__Source records__:
○ ○ ○

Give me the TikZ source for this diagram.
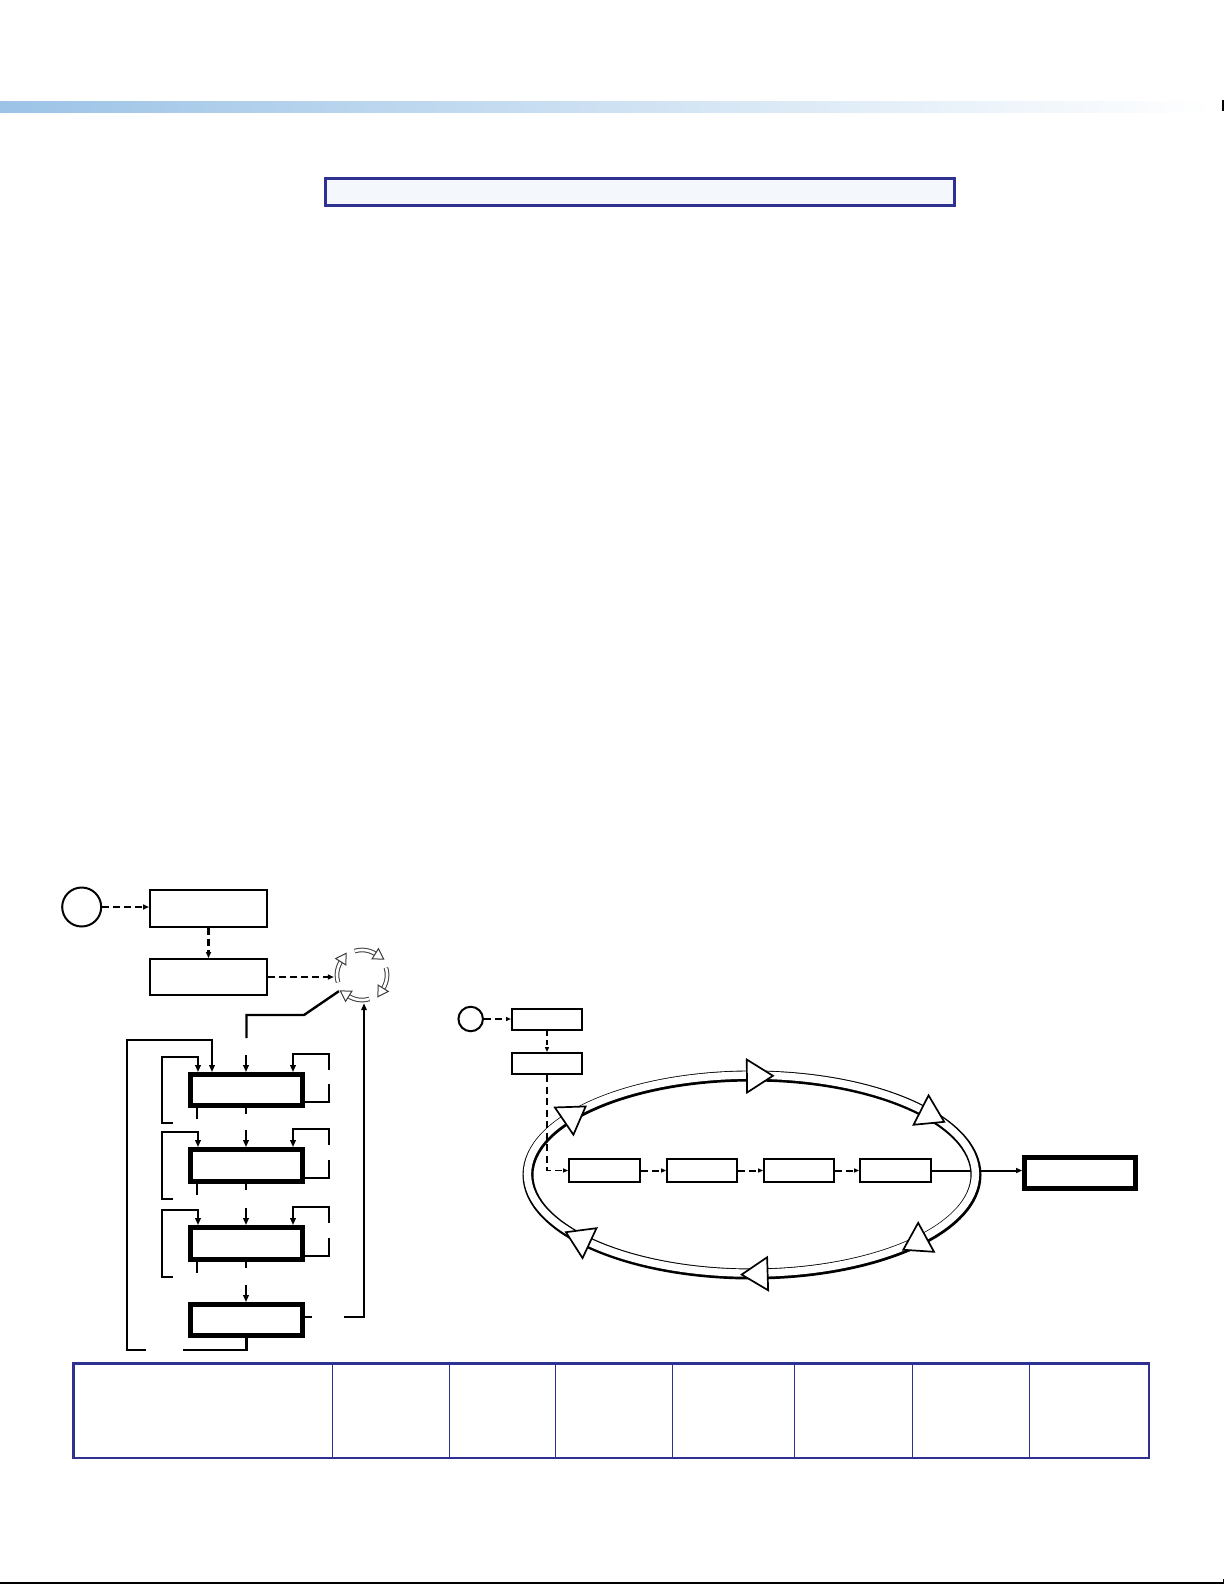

○ ○ ○

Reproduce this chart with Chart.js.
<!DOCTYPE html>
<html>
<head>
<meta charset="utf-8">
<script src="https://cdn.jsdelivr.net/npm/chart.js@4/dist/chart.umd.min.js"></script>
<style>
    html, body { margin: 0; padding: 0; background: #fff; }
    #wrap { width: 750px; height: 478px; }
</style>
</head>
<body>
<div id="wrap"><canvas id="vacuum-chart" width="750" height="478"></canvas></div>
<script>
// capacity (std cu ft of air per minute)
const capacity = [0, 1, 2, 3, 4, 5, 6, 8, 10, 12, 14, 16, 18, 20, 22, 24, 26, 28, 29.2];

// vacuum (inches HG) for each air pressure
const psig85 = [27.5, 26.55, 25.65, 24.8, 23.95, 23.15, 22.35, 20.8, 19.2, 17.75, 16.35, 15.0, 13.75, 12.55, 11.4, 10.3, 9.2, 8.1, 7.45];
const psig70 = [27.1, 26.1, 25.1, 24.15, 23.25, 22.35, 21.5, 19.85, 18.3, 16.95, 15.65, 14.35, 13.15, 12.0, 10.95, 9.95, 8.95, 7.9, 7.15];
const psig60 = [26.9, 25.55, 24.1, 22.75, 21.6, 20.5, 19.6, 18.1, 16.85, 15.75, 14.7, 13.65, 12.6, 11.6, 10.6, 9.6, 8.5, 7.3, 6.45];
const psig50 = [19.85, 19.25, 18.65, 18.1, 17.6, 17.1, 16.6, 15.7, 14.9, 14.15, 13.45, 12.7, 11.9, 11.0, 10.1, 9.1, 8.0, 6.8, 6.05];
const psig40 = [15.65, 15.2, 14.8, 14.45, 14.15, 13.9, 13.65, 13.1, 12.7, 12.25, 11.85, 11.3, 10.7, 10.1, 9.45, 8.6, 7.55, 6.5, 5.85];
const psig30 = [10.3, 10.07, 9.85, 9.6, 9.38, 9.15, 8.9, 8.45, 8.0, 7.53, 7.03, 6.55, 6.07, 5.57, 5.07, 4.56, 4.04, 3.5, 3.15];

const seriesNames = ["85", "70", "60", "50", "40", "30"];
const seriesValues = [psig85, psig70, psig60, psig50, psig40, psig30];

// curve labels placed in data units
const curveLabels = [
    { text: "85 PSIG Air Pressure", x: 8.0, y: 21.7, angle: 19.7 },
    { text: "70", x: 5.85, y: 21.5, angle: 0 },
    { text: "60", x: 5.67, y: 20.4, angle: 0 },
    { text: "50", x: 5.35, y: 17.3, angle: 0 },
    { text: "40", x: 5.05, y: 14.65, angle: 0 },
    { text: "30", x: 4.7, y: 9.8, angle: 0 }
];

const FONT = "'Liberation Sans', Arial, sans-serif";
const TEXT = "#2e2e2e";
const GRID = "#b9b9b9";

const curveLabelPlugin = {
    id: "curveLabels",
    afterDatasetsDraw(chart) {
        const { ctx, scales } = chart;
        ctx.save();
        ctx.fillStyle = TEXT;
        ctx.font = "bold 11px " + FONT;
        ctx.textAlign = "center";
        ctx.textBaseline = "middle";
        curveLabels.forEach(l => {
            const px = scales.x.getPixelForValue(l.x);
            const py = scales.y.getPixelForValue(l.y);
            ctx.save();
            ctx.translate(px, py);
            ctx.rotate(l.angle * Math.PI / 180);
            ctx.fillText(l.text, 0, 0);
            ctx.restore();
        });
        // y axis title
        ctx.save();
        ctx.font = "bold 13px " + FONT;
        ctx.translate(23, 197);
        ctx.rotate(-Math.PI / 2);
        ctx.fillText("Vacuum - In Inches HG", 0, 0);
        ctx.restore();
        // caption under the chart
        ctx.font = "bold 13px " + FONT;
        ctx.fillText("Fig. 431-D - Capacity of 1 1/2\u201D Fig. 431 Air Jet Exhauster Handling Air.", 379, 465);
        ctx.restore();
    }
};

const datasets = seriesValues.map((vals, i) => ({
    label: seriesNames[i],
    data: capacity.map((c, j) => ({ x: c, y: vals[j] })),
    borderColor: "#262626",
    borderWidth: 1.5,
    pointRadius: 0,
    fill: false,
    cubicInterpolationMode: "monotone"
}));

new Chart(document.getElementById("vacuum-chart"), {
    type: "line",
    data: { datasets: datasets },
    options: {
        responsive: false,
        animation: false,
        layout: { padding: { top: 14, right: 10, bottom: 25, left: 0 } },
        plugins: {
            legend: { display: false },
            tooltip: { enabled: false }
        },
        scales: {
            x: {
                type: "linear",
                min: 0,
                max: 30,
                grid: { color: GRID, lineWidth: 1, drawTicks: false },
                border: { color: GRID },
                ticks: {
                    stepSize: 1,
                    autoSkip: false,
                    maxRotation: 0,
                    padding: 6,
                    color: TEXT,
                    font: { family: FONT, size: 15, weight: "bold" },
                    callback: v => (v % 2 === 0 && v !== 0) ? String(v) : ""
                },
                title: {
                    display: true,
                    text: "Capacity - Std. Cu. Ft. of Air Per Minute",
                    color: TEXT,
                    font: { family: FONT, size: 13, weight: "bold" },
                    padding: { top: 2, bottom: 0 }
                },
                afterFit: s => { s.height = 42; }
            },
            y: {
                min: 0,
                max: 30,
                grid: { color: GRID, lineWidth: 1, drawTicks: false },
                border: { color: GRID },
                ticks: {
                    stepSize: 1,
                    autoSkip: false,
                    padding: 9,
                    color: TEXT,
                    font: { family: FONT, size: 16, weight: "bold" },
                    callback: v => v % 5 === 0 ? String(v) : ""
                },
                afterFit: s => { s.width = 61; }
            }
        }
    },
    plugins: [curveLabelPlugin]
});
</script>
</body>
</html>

○ ○ ○

__Set exercise__: Copy every line that includes the string "this" from the material above.

__Result of the exercise__:
Give me the TikZ source for this diagram.
Reproduce this chart with Chart.js.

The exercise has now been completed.